TASK REQUIREMENTS:
Write out the listing from the line with "Write the seaborn" to the line with "26.8, 26.0, 25.3, 24.7, 24.0, 23.4, 22.8, 22.0, 21.5, 21.0]", both lines included, exactly and nothing beyond. Leave pictures out.

RECORDED DATA:
- - - -
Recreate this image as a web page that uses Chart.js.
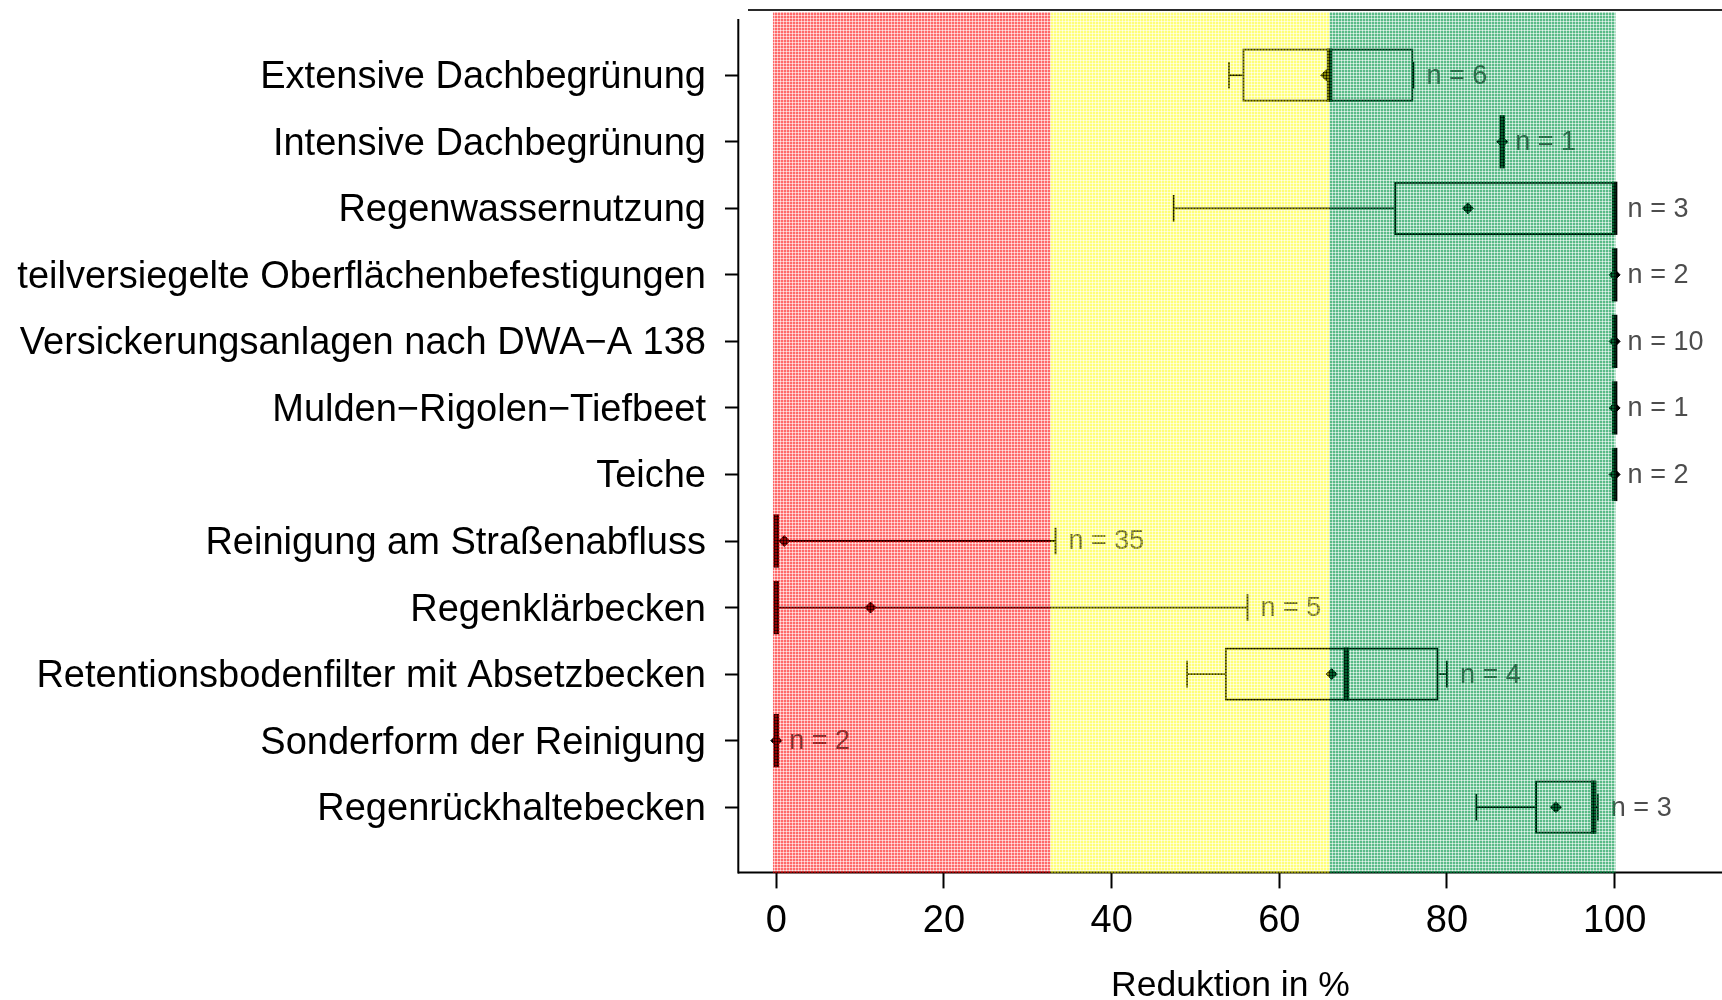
- - - -
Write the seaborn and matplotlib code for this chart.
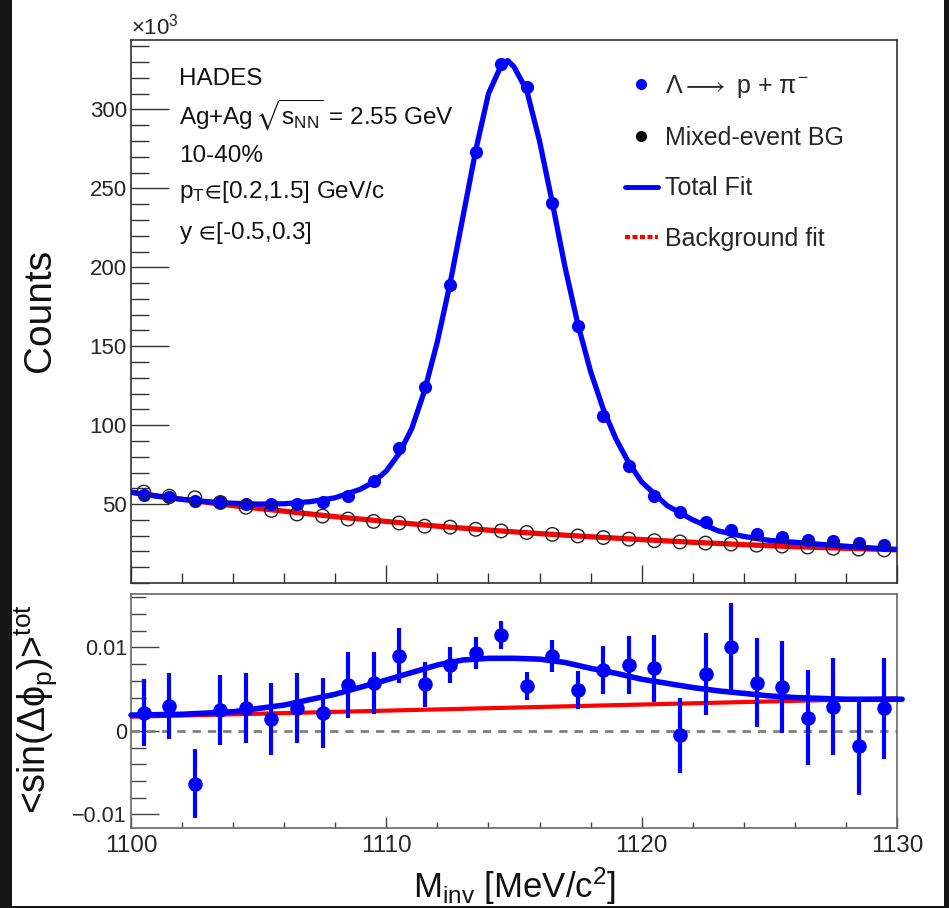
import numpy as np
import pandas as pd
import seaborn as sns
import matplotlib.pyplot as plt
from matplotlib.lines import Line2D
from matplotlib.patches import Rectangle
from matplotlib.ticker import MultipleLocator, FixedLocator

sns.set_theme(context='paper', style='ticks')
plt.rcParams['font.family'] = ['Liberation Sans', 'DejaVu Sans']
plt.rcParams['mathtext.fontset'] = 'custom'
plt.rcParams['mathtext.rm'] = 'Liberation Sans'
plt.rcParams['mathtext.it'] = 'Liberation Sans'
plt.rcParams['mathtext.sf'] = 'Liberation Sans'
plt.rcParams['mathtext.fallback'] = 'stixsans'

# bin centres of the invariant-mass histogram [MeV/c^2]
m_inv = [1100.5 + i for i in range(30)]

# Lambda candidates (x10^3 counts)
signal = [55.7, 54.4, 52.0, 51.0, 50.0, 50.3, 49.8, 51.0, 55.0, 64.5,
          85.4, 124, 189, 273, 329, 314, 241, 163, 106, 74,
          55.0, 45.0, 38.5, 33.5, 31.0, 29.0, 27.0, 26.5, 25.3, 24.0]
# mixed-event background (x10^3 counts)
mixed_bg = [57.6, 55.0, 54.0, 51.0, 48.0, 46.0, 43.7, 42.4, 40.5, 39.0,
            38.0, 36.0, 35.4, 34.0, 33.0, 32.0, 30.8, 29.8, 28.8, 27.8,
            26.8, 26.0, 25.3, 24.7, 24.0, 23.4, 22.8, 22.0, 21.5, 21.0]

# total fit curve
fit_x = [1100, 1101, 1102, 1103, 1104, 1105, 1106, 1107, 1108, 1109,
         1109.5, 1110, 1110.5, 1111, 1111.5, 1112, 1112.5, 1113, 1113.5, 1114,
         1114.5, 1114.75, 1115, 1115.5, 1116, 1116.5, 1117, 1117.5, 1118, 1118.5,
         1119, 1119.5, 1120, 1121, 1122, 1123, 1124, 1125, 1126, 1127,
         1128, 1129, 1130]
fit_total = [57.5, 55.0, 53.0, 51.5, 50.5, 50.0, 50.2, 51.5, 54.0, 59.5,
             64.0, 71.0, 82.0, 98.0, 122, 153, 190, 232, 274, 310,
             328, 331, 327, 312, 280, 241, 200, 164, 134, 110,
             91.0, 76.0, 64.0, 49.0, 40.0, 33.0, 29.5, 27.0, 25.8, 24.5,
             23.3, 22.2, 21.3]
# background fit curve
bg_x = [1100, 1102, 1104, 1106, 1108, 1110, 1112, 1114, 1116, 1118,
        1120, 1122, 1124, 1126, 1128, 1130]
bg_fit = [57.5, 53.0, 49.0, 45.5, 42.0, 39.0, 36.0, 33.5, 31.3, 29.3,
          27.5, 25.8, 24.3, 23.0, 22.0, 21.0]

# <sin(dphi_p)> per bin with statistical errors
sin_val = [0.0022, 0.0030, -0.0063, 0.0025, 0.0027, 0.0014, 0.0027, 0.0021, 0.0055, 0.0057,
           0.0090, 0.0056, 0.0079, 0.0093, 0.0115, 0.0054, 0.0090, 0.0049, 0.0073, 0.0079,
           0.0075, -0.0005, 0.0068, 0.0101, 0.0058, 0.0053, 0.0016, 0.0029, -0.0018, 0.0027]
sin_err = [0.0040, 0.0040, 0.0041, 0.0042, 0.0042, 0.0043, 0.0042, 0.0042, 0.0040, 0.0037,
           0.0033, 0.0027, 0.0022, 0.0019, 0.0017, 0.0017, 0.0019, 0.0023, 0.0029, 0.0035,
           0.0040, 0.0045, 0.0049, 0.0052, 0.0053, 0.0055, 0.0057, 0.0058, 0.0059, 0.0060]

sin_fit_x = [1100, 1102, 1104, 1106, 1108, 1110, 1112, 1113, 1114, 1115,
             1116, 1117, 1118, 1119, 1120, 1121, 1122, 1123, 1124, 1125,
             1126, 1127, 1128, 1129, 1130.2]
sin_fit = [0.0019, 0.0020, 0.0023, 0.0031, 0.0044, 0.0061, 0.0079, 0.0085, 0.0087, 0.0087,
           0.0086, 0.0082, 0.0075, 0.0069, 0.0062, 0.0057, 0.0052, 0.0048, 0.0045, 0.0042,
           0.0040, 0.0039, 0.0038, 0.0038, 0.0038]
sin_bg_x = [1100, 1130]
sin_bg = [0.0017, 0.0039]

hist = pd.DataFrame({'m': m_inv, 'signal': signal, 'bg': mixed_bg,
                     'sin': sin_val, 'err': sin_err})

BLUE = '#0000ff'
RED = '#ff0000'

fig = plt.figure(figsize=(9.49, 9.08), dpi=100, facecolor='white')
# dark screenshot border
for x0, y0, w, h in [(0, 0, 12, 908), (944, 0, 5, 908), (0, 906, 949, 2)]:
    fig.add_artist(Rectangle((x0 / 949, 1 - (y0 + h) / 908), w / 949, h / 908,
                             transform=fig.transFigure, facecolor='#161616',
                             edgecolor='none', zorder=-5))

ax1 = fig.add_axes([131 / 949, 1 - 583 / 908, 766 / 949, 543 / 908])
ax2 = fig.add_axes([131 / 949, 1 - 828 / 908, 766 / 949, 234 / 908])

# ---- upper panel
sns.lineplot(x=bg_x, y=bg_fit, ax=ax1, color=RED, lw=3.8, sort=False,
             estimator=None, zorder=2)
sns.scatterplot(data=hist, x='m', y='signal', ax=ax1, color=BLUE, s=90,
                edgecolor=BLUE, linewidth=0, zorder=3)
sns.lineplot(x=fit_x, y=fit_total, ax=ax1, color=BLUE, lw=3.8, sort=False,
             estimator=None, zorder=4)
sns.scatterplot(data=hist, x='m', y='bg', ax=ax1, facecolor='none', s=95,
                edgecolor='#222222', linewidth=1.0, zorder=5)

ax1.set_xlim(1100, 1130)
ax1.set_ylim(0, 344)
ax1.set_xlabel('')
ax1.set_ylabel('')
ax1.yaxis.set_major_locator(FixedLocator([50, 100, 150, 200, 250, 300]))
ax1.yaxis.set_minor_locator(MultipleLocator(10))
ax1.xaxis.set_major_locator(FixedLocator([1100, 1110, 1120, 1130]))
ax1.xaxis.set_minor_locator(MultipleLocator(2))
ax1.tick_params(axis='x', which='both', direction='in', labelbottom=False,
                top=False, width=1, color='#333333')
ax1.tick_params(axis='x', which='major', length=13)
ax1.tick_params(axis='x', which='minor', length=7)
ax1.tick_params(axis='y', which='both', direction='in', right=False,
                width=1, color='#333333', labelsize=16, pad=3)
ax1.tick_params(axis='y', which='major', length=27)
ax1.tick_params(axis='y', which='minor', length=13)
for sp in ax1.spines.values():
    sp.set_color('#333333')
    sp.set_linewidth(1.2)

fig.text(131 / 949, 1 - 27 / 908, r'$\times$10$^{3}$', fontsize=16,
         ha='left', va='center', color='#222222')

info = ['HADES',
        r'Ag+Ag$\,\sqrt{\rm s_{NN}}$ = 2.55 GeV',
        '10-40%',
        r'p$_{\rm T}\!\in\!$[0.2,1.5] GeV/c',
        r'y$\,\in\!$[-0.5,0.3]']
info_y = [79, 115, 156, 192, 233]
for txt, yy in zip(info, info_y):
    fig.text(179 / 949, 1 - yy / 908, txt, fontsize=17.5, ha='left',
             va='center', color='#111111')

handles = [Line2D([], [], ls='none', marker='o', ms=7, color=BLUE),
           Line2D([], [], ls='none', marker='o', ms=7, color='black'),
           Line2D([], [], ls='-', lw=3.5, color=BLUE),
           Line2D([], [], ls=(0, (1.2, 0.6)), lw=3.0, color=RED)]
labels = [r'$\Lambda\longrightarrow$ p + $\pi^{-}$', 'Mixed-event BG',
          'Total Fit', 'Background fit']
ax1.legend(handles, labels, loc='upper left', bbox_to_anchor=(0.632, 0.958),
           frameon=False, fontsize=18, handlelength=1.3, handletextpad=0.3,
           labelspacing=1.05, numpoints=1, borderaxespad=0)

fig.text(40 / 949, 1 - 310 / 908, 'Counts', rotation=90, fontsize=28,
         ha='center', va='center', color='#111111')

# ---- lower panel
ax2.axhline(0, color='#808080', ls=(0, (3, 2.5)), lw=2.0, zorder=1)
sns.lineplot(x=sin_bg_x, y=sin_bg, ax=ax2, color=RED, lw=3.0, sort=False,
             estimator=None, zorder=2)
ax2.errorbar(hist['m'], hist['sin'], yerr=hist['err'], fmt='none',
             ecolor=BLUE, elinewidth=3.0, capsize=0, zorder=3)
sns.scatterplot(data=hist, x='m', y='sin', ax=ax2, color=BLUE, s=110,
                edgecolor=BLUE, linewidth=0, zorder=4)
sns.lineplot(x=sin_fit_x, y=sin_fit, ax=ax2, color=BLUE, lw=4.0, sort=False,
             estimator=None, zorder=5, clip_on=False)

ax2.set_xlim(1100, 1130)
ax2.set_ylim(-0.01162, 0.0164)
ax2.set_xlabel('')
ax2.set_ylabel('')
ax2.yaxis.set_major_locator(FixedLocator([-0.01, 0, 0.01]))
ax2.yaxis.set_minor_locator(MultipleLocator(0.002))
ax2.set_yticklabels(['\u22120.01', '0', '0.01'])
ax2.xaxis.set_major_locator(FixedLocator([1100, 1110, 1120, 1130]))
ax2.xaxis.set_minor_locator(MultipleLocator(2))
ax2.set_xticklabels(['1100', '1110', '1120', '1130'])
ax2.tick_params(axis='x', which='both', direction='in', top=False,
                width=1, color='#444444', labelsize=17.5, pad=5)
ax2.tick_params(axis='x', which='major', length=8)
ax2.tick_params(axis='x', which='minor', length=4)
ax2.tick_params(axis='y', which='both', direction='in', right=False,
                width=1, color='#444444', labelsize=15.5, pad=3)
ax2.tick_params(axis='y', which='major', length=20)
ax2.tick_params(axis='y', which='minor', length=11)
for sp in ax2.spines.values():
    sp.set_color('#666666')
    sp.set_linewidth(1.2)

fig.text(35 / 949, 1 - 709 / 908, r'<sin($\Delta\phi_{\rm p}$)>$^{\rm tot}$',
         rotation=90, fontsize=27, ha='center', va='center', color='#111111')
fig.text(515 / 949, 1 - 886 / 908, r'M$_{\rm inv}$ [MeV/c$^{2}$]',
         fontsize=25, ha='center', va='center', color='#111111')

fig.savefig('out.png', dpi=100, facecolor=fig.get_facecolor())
- - - -
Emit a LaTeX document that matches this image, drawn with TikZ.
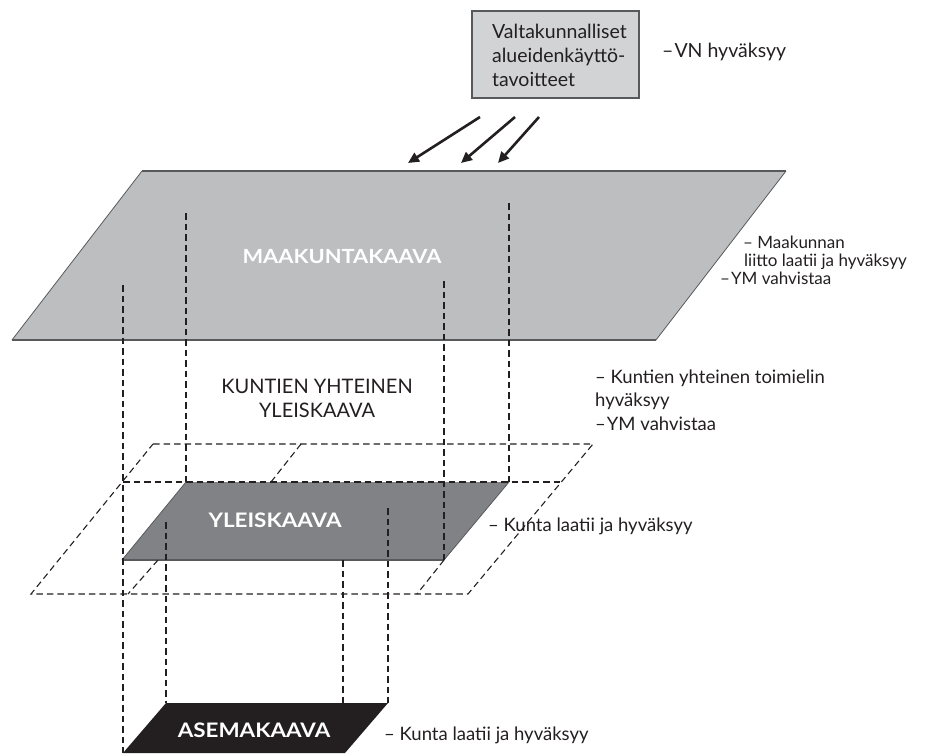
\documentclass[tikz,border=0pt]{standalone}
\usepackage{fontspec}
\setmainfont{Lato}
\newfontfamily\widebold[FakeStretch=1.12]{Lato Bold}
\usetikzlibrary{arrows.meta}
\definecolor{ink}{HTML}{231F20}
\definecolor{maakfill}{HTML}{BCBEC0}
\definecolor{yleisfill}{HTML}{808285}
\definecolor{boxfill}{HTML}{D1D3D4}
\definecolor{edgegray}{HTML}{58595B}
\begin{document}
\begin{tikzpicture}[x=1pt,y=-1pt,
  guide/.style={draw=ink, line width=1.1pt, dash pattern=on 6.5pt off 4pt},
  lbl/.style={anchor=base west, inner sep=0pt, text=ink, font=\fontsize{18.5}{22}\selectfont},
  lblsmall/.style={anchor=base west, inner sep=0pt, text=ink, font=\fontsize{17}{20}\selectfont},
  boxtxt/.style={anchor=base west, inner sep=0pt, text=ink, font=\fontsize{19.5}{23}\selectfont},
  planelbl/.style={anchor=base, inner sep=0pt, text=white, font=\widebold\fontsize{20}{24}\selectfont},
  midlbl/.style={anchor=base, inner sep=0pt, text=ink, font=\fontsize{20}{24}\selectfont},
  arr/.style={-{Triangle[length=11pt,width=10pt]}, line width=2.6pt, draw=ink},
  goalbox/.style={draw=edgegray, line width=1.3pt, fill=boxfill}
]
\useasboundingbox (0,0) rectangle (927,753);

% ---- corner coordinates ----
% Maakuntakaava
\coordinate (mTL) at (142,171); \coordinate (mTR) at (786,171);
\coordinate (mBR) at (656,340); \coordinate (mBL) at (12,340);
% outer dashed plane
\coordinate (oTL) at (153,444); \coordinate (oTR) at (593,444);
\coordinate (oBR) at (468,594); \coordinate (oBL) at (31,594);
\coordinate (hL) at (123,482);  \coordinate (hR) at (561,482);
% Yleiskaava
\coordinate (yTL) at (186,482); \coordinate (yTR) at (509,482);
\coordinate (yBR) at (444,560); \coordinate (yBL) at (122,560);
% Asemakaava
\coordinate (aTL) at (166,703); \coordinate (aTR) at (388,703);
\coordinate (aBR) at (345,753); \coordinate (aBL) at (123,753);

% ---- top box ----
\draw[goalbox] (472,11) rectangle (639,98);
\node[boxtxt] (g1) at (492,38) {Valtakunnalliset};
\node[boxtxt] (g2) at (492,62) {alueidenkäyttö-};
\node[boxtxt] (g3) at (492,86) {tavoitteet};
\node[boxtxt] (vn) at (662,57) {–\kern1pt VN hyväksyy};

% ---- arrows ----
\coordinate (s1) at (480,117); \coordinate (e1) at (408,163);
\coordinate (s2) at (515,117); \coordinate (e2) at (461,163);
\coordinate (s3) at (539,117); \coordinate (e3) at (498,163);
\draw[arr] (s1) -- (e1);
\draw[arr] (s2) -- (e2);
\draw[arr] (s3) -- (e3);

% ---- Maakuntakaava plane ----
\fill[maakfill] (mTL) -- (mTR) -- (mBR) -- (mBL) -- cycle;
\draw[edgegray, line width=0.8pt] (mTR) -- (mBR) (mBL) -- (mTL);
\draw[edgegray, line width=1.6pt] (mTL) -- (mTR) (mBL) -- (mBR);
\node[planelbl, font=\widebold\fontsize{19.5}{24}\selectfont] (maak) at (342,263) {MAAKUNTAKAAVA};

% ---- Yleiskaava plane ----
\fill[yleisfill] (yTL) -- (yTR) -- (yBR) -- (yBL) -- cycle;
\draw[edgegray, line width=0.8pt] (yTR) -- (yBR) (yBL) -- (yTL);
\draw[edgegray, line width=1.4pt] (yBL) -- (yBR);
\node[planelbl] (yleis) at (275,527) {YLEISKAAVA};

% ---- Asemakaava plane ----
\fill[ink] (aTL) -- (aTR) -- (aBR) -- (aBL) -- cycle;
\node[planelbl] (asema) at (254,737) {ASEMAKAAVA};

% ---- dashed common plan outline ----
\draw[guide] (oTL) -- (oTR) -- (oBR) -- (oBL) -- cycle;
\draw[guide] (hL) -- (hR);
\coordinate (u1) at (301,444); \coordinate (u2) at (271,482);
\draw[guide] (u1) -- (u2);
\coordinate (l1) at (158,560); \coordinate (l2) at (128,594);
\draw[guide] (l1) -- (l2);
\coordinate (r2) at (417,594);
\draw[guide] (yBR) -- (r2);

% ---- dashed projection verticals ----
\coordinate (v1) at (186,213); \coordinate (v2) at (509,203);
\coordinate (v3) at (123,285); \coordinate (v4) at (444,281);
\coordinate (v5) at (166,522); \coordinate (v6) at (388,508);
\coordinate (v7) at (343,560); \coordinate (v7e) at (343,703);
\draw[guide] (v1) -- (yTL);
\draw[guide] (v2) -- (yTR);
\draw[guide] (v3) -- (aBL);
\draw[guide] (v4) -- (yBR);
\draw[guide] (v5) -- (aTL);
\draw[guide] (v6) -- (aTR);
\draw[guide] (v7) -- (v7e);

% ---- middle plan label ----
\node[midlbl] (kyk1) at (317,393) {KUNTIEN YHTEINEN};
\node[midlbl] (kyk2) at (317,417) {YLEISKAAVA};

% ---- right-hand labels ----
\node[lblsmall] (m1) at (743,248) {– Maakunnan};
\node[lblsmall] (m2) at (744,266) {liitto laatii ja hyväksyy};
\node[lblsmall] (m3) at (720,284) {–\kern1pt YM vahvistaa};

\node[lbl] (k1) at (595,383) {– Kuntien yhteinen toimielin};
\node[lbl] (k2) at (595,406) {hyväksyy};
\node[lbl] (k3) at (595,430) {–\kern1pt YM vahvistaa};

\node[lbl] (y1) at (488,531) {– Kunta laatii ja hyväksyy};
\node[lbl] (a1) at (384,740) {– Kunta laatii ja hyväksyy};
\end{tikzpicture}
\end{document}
- - - -
RESULT OF THE EXERCISE:
Write the seaborn and matplotlib code for this chart.
import numpy as np
import pandas as pd
import seaborn as sns
import matplotlib.pyplot as plt
from matplotlib.lines import Line2D
from matplotlib.patches import Rectangle
from matplotlib.ticker import MultipleLocator, FixedLocator

sns.set_theme(context='paper', style='ticks')
plt.rcParams['font.family'] = ['Liberation Sans', 'DejaVu Sans']
plt.rcParams['mathtext.fontset'] = 'custom'
plt.rcParams['mathtext.rm'] = 'Liberation Sans'
plt.rcParams['mathtext.it'] = 'Liberation Sans'
plt.rcParams['mathtext.sf'] = 'Liberation Sans'
plt.rcParams['mathtext.fallback'] = 'stixsans'

# bin centres of the invariant-mass histogram [MeV/c^2]
m_inv = [1100.5 + i for i in range(30)]

# Lambda candidates (x10^3 counts)
signal = [55.7, 54.4, 52.0, 51.0, 50.0, 50.3, 49.8, 51.0, 55.0, 64.5,
          85.4, 124, 189, 273, 329, 314, 241, 163, 106, 74,
          55.0, 45.0, 38.5, 33.5, 31.0, 29.0, 27.0, 26.5, 25.3, 24.0]
# mixed-event background (x10^3 counts)
mixed_bg = [57.6, 55.0, 54.0, 51.0, 48.0, 46.0, 43.7, 42.4, 40.5, 39.0,
            38.0, 36.0, 35.4, 34.0, 33.0, 32.0, 30.8, 29.8, 28.8, 27.8,
            26.8, 26.0, 25.3, 24.7, 24.0, 23.4, 22.8, 22.0, 21.5, 21.0]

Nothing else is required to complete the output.